Wednesday, May 5, 2010

Wild Ginger

wild ginger (Asarum canadense)
Nature's Garden, a book printed in 1915 written by Neltje Blanchan, asks these questions about wild ginger (Asarum canadense):
Like the wicked servant who buried the one talent entrusted to his care, the wild ginger hides its solitary flower if not actually under the dry leaves that clothe the ground in the still leafless woodlands, then not far above them. Why? When most plants flaunt their showy blossoms aloft, where they may be seen by all, why should this one bear only one dull, firm cup, inconspicuous in color as in situation?
So as poetic as it all sounds, the reason is to attract the gnats and small flies that come crawling out of the warming soil looking for something to eat. The color and location of the flower are similar to the food they are seeking: dead meat.

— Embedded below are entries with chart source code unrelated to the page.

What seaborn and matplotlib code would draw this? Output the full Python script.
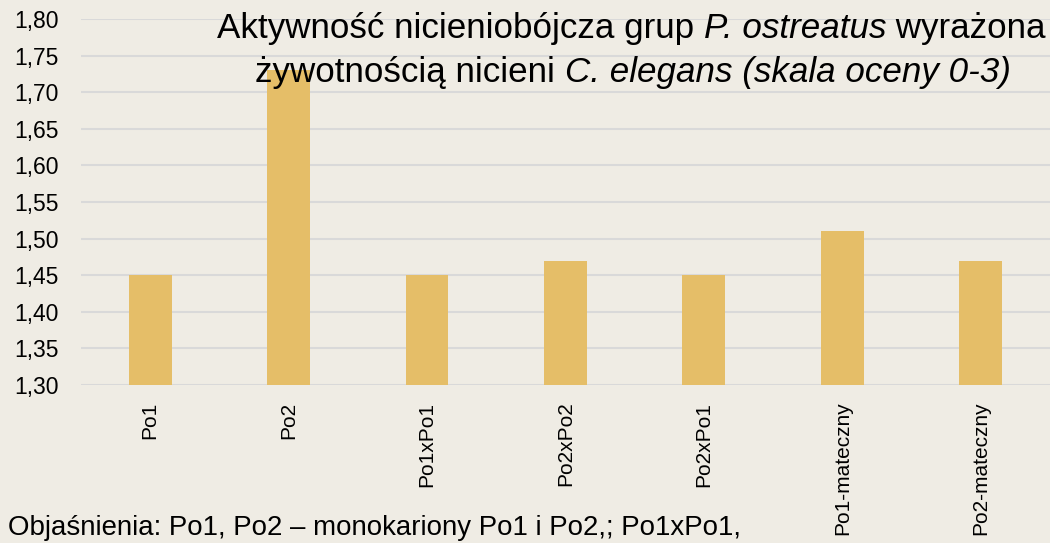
import matplotlib
matplotlib.use('Agg')
import matplotlib.pyplot as plt
import seaborn as sns
import pandas as pd

# data
categories = ['Po1', 'Po2', 'Po1xPo1', 'Po2xPo2', 'Po2xPo1', 'Po1-mateczny', 'Po2-mateczny']
values = [1.45, 1.73, 1.45, 1.47, 1.45, 1.51, 1.47]
yticks = [1.30, 1.35, 1.40, 1.45, 1.50, 1.55, 1.60, 1.65, 1.70, 1.75, 1.80]

bg = '#EFECE4'
bar_color = '#E5BE68'

sns.set_style('white')
plt.rcParams['font.family'] = ['Liberation Sans', 'DejaVu Sans']
plt.rcParams['text.color'] = 'black'

df = pd.DataFrame({'grupa': categories, 'wartosc': values})

fig = plt.figure(figsize=(10.5, 5.43), dpi=100, facecolor=bg)
ax = fig.add_axes([0.077, 0.291, 0.923, 0.674])
ax.set_facecolor(bg)

sns.barplot(data=df, x='grupa', y='wartosc', color=bar_color, width=0.31,
            saturation=1, ax=ax, zorder=3, edgecolor='none', linewidth=0)

ax.set_ylim(1.30, 1.80)
ax.set_yticks(yticks)
ax.set_yticklabels([f'{t:.2f}'.replace('.', ',') for t in yticks], fontsize=16.5, color='black')
ax.set_xlim(-0.5, 6.5)
ax.yaxis.grid(True, color='#D9D9D9', linewidth=1.5, zorder=0)
ax.set_axisbelow(True)
for s in ax.spines.values():
    s.set_visible(False)
ax.tick_params(axis='both', length=0)
ax.tick_params(axis='y', pad=16)
ax.tick_params(axis='x', pad=12)
ax.set_xticklabels(categories, rotation=90, fontsize=15, va='top', color='black')
ax.set_xlabel('')
ax.set_ylabel('')

renderer = fig.canvas.get_renderer()

def draw_parts(parts, x0, yb, size):
    x = x0
    for s, st in parts:
        t = fig.text(x / 1050, 1 - yb / 543, s, fontsize=size, style=st,
                     va='baseline', ha='left', color='black')
        x += t.get_window_extent(renderer=renderer).width
    return x - x0

def fit_size(parts, width):
    # measure at 20pt, then scale the size to the wanted pixel width
    tmp = [fig.text(0, 0, s, fontsize=20, style=st) for s, st in parts]
    w = sum(t.get_window_extent(renderer=renderer).width for t in tmp)
    for t in tmp:
        t.remove()
    return 20 * width / w

line1 = [('Aktywność nicieniobójcza grup ', 'normal'), ('P. ostreatus', 'italic'), (' wyrażona', 'normal')]
line2 = [('żywotnością nicieni ', 'normal'), ('C. elegans (skala oceny 0-3)', 'italic')]
note = [('Objaśnienia: Po1, Po2 – monokariony Po1 i Po2,; Po1xPo1,', 'normal')]

size1 = fit_size(line1, 828)
draw_parts(line1, 217, 38, size1)
draw_parts(line2, 255, 82, size1)
draw_parts(note, 8, 535, fit_size(note, 735))

fig.savefig('out.png', dpi=100, facecolor=bg)
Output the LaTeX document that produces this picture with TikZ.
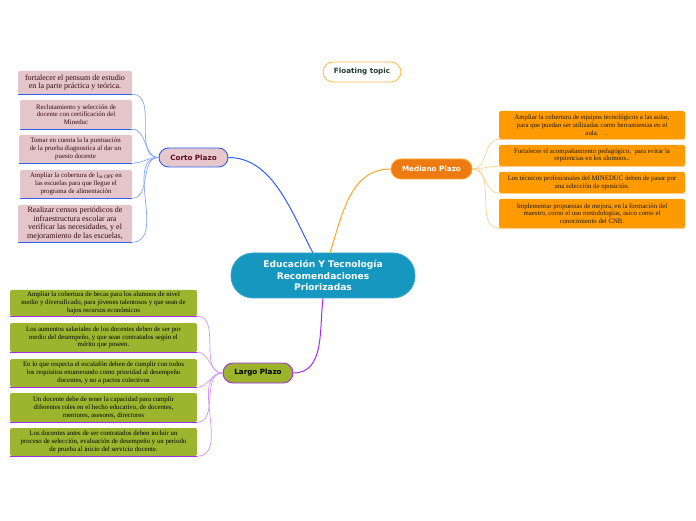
\documentclass[tikz,border=0pt]{standalone}
\usepackage{fontspec}
\setmainfont{Liberation Serif}
\newfontfamily\topicfont{DejaVu Sans}
\definecolor{centralfill}{HTML}{1597BF}
\definecolor{cortofill}{HTML}{E6C7CB}
\definecolor{cortoline}{HTML}{2F5FF0}
\definecolor{cortolight}{HTML}{86A4F8}
\definecolor{cortotext}{HTML}{5B0F20}
\definecolor{cboxfill}{HTML}{E4C5CA}
\definecolor{medfill}{HTML}{EE7B12}
\definecolor{medline}{HTML}{FFA52A}
\definecolor{medlight}{HTML}{FFD08A}
\definecolor{mboxfill}{HTML}{FF9A00}
\definecolor{largofill}{HTML}{9CB32C}
\definecolor{largoline}{HTML}{A32CE8}
\definecolor{largolight}{HTML}{D595F5}
\definecolor{lboxfill}{HTML}{9DB52E}
\definecolor{floatline}{HTML}{FFB84A}
\definecolor{floattext}{HTML}{1F3F2F}
\tikzset{
  topic/.style={draw, line width=0.9pt, rounded corners=9.5pt, inner sep=0pt, align=center,
    font=\topicfont\bfseries\fontsize{7.2}{8.5}\selectfont},
  subbox/.style={rounded corners=2pt, inner sep=0pt, align=center},
  smalltext/.style={font=\fontsize{6.8}{7.7}\selectfont},
  bigtext/.style={font=\fontsize{8}{8.6}\selectfont},
  cbox/.style={subbox, fill=cboxfill, text=cortotext!60!black},
  mbox/.style={subbox, fill=mboxfill, text=black!90, minimum width=186pt, smalltext},
  lbox/.style={subbox, fill=lboxfill, text=black, minimum width=187pt, smalltext},
  cconn/.style={cortolight, line width=0.7pt},
  mconn/.style={medlight, line width=0.7pt},
  lconn/.style={largolight, line width=0.7pt},
}
\begin{document}
\begin{tikzpicture}[x=1pt,y=1pt]
\useasboundingbox (0,0) rectangle (696,520);
% central
\node[fill=centralfill, draw=centralfill!85!white, line width=0.8pt, rounded corners=22pt,
  minimum width=184pt, minimum height=45pt, inner sep=0pt, align=center, text=white,
  font=\topicfont\bfseries\fontsize{9.1}{11.8}\selectfont] (central) at (323,244.5)
  {Educación Y Tecnología\\Recomendaciones\\Priorizadas};
% main topics
\node[topic, fill=cortofill, draw=cortoline, text=cortotext, minimum width=69pt, minimum height=19pt] (corto) at (193.5,362.5) {Corto Plazo};
\node[topic, fill=medfill, draw=medline, text=white, minimum width=81pt, minimum height=20pt, rounded corners=10pt] (mediano) at (431.5,351) {Mediano Plazo};
\node[topic, fill=largofill, draw=largoline, text=black, minimum width=70pt, minimum height=20pt, rounded corners=10pt] (largo) at (258,147) {Largo Plazo};
\node[topic, fill=white, draw=floatline, text=floattext, minimum width=78pt, minimum height=20pt, rounded corners=10pt, line width=0.8pt] (float) at (362,448) {Floating topic};
% main connectors
\draw[cortoline, line width=1pt] (corto.east) to[out=0,in=118,looseness=0.9] (central.114);
\draw[medline, line width=1pt] (central.73) to[out=72,in=180] (mediano.west);
\draw[largoline, line width=1pt] (central.south) to[out=-97,in=0] (largo.east);
% corto boxes
\node[cbox, bigtext, minimum width=114pt, minimum height=23pt] (c1) at (75,437.5) {fortalecer el pensum de estudio\\en la parte práctica y teórica.};
\node[cbox, smalltext, minimum width=112pt, minimum height=29pt] (c2) at (76,405.5) {Reclutamiento y selección de\\docente con certificación del\\Mineduc};
\node[cbox, smalltext, minimum width=113pt, minimum height=28pt] (c3) at (75.5,371) {Tomar en cuenta la la puntuación\\de la prueba diagnostica al dar un\\puesto docente};
\node[cbox, smalltext, minimum width=112pt, minimum height=28pt] (c4) at (76,336) {Ampliar la cobertura de l\raisebox{-0.8pt}{\fontsize{5.2}{5.5}\selectfont as OPF} en\\las escuelas para que llegue el\\programa de alimentación};
\node[cbox, bigtext, minimum width=114pt, minimum height=37pt] (c5) at (75,296.5) {Realizar censos periódicos de\\infraestructura escolar ara\\verificar las necesidades, y el\\mejoramiento de las escuelas,};
\foreach \b in {c1,c2,c3,c4,c5}{
  \draw[cconn] (\b.south east) to[out=0,in=180] (corto.west);
  \draw[cortoline, line width=1.1pt] (\b.south west) -- (\b.south east);
}
% mediano boxes
\node[mbox, minimum height=28pt] (m1) at (592,395) {Ampliar la cobertura de equipos tecnológicos a las aulas,\\para que puedan ser utilizadas como herramientas en el\\aula.};
\node[mbox, minimum height=21pt] (m2) at (592,364.5) {Fortalecer el acompañamiento pedagógico,\ \ para evitar la\\repitencias en los alumnos..};
\node[mbox, minimum height=21pt] (m3) at (592,337.5) {Los técnicos profesionales del MINEDUC deben de pasar por\\una selección de oposición.};
\node[mbox, minimum height=29pt] (m4) at (592,306.5) {Implementar propuestas de mejora, en la formación del\\maestro, como el uso metodologías, asico como el\\conocimiento del CNB.};
\foreach \b in {m1,m2,m3,m4}{
  \draw[mconn] (mediano.east) to[out=0,in=180] (\b.south west);
  \draw[medlight, line width=1.1pt] (\b.south west) -- (\b.south east);
}
% largo boxes
\node[lbox, minimum height=26pt] (l1) at (103.5,217) {Ampliar la cobertura de becas para los alumnos de nivel\\medio y diversificado, para jóvenes talentosos y que sean de\\bajos recursos económicos};
\node[lbox, minimum height=29pt] (l2) at (103.5,182.5) {Los aumentos salariales de los docentes deben de ser por\\medio del desempeño, y que sean contratados según el\\mérito que poseen.};
\node[lbox, minimum height=28pt] (l3) at (103.5,147) {En lo que respecta el escalafón deben de cumplir con todos\\los requisitos enumerando como prioridad al desempeño\\docentes, y no a pactos colectivos};
\node[lbox, minimum height=29pt] (l4) at (103.5,112.5) {Un docente debe de tener la capacidad para cumplir\\diferentes roles en el hecho educativo, de docentes,\\mentores, asesores, directores};
\node[lbox, minimum height=28pt] (l5) at (103.5,78) {Los docentes antes de ser contratados deben incluir un\\proceso de selección, evaluación de desempeño y un periodo\\de prueba al inicio del servicio docente.};
\foreach \b in {l1,l2,l3,l4,l5}{
  \draw[lconn] (\b.south east) to[out=0,in=180] (largo.west);
  \draw[largoline, line width=1.1pt] (\b.south west) -- (\b.south east);
}
\end{tikzpicture}
\end{document}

The gnats and flies pollinate the flower and a leather capsule develops which eventually bursts and discharges many seeds.

Tuesday, May 4, 2010

Time for Eggs - Revisited

It's been four days since I checked the nests in the birdhouses (see the previous post, "Time for Eggs"), so time for another look. This time, mom bluebird sat and posed for about a minute, but as you can see in the left photo below, she didn't look too happy to see me. She finally had enough and took off, revealing the five pale blue eggs still incubating.

The white-breasted nuthatch nest, in the right photo below, was more interesting. Again, and unlike the bluebird, the female left the birdhouse as I approached within 30-40 feet. The five eggs have all hatched and the chicks are waiting for mom to return, presumably with their next meal. It's hard to believe looking at them, but these chicks' wing feathers and muscles will develop sufficiently in 18-26 days for them to leave the nest. Their mom and dad will continue to feed them for another two weeks after that, and then they'll be off to find and establish their own territory.